_Written request_
All of the material should be reproduced exactly, with pictures left out.

────

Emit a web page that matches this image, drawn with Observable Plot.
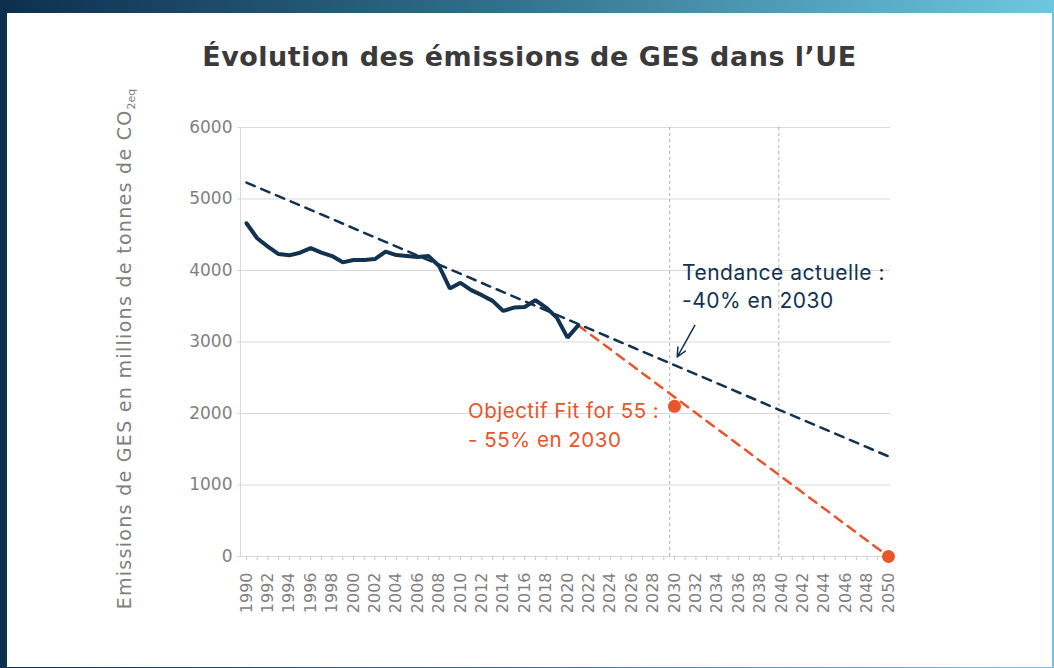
<!DOCTYPE html>
<html>
<head>
<meta charset="utf-8">
<script src="https://cdn.jsdelivr.net/npm/d3@7"></script>
<script src="https://cdn.jsdelivr.net/npm/@observablehq/plot@0.6"></script>
<style>
  html, body { margin: 0; padding: 0; }
  body { width: 1054px; height: 668px; position: relative; overflow: hidden;
         background: linear-gradient(to right, #0d2f4f 0%, #2f6c88 45%, #6dc7e0 100%); }
  #panel { position: absolute; left: 7px; top: 13px; right: 2px; bottom: 1px; background: #fff; }
  #title { position: absolute; left: 7px; width: 1045px; top: 43px; text-align: center;
           font-family: "DejaVu Sans", Inter, sans-serif; font-weight: 700; font-size: 27px;
           color: #3a3a3a; line-height: 1; letter-spacing: 0.5px; }
  #chart { position: absolute; left: 0; top: 100px; }
  #ylabel { position: absolute; left: 125px; top: 349px; transform: translate(-50%, -50%) rotate(-90deg);
            white-space: nowrap; font-family: "DejaVu Sans", sans-serif; font-size: 19px; color: #7f7f7f; letter-spacing: 1.3px; }
  #ylabel sub { font-size: 11px; vertical-align: -4px; letter-spacing: 0; }
  g[aria-label="text"] text { letter-spacing: 0.5px; }
</style>
</head>
<body>
<div id="panel"></div>
<div id="title">Évolution des émissions de GES dans l’UE</div>
<div id="ylabel">Emissions de GES en millions de tonnes de CO<sub>2eq</sub></div>
<div id="chart"></div>
<script>
// ---- data ----
const years = d3.range(1990, 2022);
const emissions = [4661, 4451, 4333, 4230, 4212, 4249, 4314, 4249, 4202, 4114,
                   4146, 4146, 4160, 4263, 4216, 4202, 4188, 4202, 4063, 3749,
                   3828, 3725, 3655, 3575, 3434, 3482, 3490, 3584, 3482, 3341,
                   3061, 3233];
const trendYears = [1990, 2050];
const trendValues = [5230, 1400];
const targetYears = [2021, 2050];
const targetValues = [3233, 0];
const targetDotYears = [2030, 2050];
const targetDotValues = [2100, 0];
const refYears = [2029.55, 2039.75];
const yTicks = [0, 1000, 2000, 3000, 4000, 5000, 6000];
const xTicks = d3.range(1990, 2051);
const trendLabel = "Tendance actuelle :\n-40% en 2030";
const targetLabel = "Objectif Fit for 55 :\n- 55% en 2030";
const trendLabelPos = {year: 2030.7, value: 3790};
const targetLabelPos = {year: 2010.7, value: 1860};
const arrowFrom = {year: 2031.9, value: 3233};
const arrowTo = {year: 2030.25, value: 2790};

const navy = "#12324f";
const orange = "#e9542b";

const series = years.map((y, i) => ({year: y, value: emissions[i]}));
const trend = trendYears.map((y, i) => ({year: y, value: trendValues[i]}));
const target = targetYears.map((y, i) => ({year: y, value: targetValues[i]}));
const dots = targetDotYears.map((y, i) => ({year: y, value: targetDotValues[i]}));

const chart = Plot.plot({
  width: 1054,
  height: 568,
  marginLeft: 240,
  marginRight: 164,
  marginTop: 27,
  marginBottom: 112,
  insetLeft: 6,
  insetRight: 2,
  style: {fontFamily: "'DejaVu Sans', sans-serif", fontSize: "17px", background: "transparent", overflow: "visible"},
  x: {domain: [1990, 2050]},
  y: {domain: [0, 6000]},
  marks: [
    Plot.ruleY(yTicks, {stroke: "#d9d9d9", strokeWidth: 1}),
    Plot.frame({anchor: "left", stroke: "#d9d9d9"}),
    Plot.ruleX(refYears, {stroke: "#b0b0b0", strokeDasharray: "3,3", strokeWidth: 1}),
    Plot.axisY({ticks: yTicks, tickSize: 3, tickPadding: 5, stroke: "#d9d9d9", fill: "#7f7f7f", label: null, tickFormat: d => String(d)}),
    Plot.axisX({ticks: xTicks, tickSize: 4, tickPadding: 12, tickRotate: -90, stroke: "#c8c8c8", fill: "#7f7f7f", label: null,
                fontSize: 16, tickFormat: d => (d % 2 === 0 ? String(d) : "")}),
    Plot.line(target, {x: "year", y: "value", stroke: orange, strokeWidth: 2.5, strokeDasharray: "9,7"}),
    Plot.line(trend, {x: "year", y: "value", stroke: navy, strokeWidth: 2.5, strokeDasharray: "9,7"}),
    Plot.line(series, {x: "year", y: "value", stroke: navy, strokeWidth: 4, strokeLinejoin: "miter"}),
    Plot.dot(dots, {x: "year", y: "value", r: 6.5, fill: orange, stroke: "none"}),
    Plot.arrow([{x1: arrowFrom.year, y1: arrowFrom.value, x2: arrowTo.year, y2: arrowTo.value}],
               {x1: "x1", y1: "y1", x2: "x2", y2: "y2", stroke: navy, strokeWidth: 1.5, headLength: 10, headAngle: 50}),
    Plot.text([trendLabel], {x: trendLabelPos.year, y: trendLabelPos.value, text: d => d, textAnchor: "start", fill: navy,
               fontSize: 21, lineHeight: 1.33, fontFamily: "Inter, 'Liberation Sans', sans-serif"}),
    Plot.text([targetLabel], {x: targetLabelPos.year, y: targetLabelPos.value, text: d => d, textAnchor: "start", fill: orange,
               fontSize: 20.5, lineHeight: 1.4, fontFamily: "Inter, 'Liberation Sans', sans-serif"})
  ]
});
document.getElementById("chart").appendChild(chart);
</script>
</body>
</html>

────

_Result of the exercise_
Emit a web page that matches this image, drawn with Observable Plot.
<!DOCTYPE html>
<html>
<head>
<meta charset="utf-8">
<script src="https://cdn.jsdelivr.net/npm/d3@7"></script>
<script src="https://cdn.jsdelivr.net/npm/@observablehq/plot@0.6"></script>
<style>
  html, body { margin: 0; padding: 0; }
  body { width: 1054px; height: 668px; position: relative; overflow: hidden;
         background: linear-gradient(to right, #0d2f4f 0%, #2f6c88 45%, #6dc7e0 100%); }
  #panel { position: absolute; left: 7px; top: 13px; right: 2px; bottom: 1px; background: #fff; }
  #title { position: absolute; left: 7px; width: 1045px; top: 43px; text-align: center;
           font-family: "DejaVu Sans", Inter, sans-serif; font-weight: 700; font-size: 27px;
           color: #3a3a3a; line-height: 1; letter-spacing: 0.5px; }
  #chart { position: absolute; left: 0; top: 100px; }
  #ylabel { position: absolute; left: 125px; top: 349px; transform: translate(-50%, -50%) rotate(-90deg);
            white-space: nowrap; font-family: "DejaVu Sans", sans-serif; font-size: 19px; color: #7f7f7f; letter-spacing: 1.3px; }
  #ylabel sub { font-size: 11px; vertical-align: -4px; letter-spacing: 0; }
  g[aria-label="text"] text { letter-spacing: 0.5px; }
</style>
</head>
<body>
<div id="panel"></div>
<div id="title">Évolution des émissions de GES dans l’UE</div>
<div id="ylabel">Emissions de GES en millions de tonnes de CO<sub>2eq</sub></div>
<div id="chart"></div>
<script>
// ---- data ----
const years = d3.range(1990, 2022);
const emissions = [4661, 4451, 4333, 4230, 4212, 4249, 4314, 4249, 4202, 4114,
                   4146, 4146, 4160, 4263, 4216, 4202, 4188, 4202, 4063, 3749,
                   3828, 3725, 3655, 3575, 3434, 3482, 3490, 3584, 3482, 3341,
                   3061, 3233];
const trendYears = [1990, 2050];
const trendValues = [5230, 1400];
const targetYears = [2021, 2050];
const targetValues = [3233, 0];
const targetDotYears = [2030, 2050];
const targetDotValues = [2100, 0];
const refYears = [2029.55, 2039.75];
const yTicks = [0, 1000, 2000, 3000, 4000, 5000, 6000];
const xTicks = d3.range(1990, 2051);
const trendLabel = "Tendance actuelle :\n-40% en 2030";
const targetLabel = "Objectif Fit for 55 :\n- 55% en 2030";
const trendLabelPos = {year: 2030.7, value: 3790};
const targetLabelPos = {year: 2010.7, value: 1860};
const arrowFrom = {year: 2031.9, value: 3233};
const arrowTo = {year: 2030.25, value: 2790};

const navy = "#12324f";
const orange = "#e9542b";

const series = years.map((y, i) => ({year: y, value: emissions[i]}));
const trend = trendYears.map((y, i) => ({year: y, value: trendValues[i]}));
const target = targetYears.map((y, i) => ({year: y, value: targetValues[i]}));
const dots = targetDotYears.map((y, i) => ({year: y, value: targetDotValues[i]}));

const chart = Plot.plot({
  width: 1054,
  height: 568,
  marginLeft: 240,
  marginRight: 164,
  marginTop: 27,
  marginBottom: 112,
  insetLeft: 6,
  insetRight: 2,
  style: {fontFamily: "'DejaVu Sans', sans-serif", fontSize: "17px", background: "transparent", overflow: "visible"},
  x: {domain: [1990, 2050]},
  y: {domain: [0, 6000]},
  marks: [
    Plot.ruleY(yTicks, {stroke: "#d9d9d9", strokeWidth: 1}),
    Plot.frame({anchor: "left", stroke: "#d9d9d9"}),
    Plot.ruleX(refYears, {stroke: "#b0b0b0", strokeDasharray: "3,3", strokeWidth: 1}),
    Plot.axisY({ticks: yTicks, tickSize: 3, tickPadding: 5, stroke: "#d9d9d9", fill: "#7f7f7f", label: null, tickFormat: d => String(d)}),
    Plot.axisX({ticks: xTicks, tickSize: 4, tickPadding: 12, tickRotate: -90, stroke: "#c8c8c8", fill: "#7f7f7f", label: null,
                fontSize: 16, tickFormat: d => (d % 2 === 0 ? String(d) : "")}),
    Plot.line(target, {x: "year", y: "value", stroke: orange, strokeWidth: 2.5, strokeDasharray: "9,7"}),
    Plot.line(trend, {x: "year", y: "value", stroke: navy, strokeWidth: 2.5, strokeDasharray: "9,7"}),
    Plot.line(series, {x: "year", y: "value", stroke: navy, strokeWidth: 4, strokeLinejoin: "miter"}),
    Plot.dot(dots, {x: "year", y: "value", r: 6.5, fill: orange, stroke: "none"}),
    Plot.arrow([{x1: arrowFrom.year, y1: arrowFrom.value, x2: arrowTo.year, y2: arrowTo.value}],
               {x1: "x1", y1: "y1", x2: "x2", y2: "y2", stroke: navy, strokeWidth: 1.5, headLength: 10, headAngle: 50}),
    Plot.text([trendLabel], {x: trendLabelPos.year, y: trendLabelPos.value, text: d => d, textAnchor: "start", fill: navy,
               fontSize: 21, lineHeight: 1.33, fontFamily: "Inter, 'Liberation Sans', sans-serif"}),
    Plot.text([targetLabel], {x: targetLabelPos.year, y: targetLabelPos.value, text: d => d, textAnchor: "start", fill: orange,
               fontSize: 20.5, lineHeight: 1.4, fontFamily: "Inter, 'Liberation Sans', sans-serif"})
  ]
});
document.getElementById("chart").appendChild(chart);
</script>
</body>
</html>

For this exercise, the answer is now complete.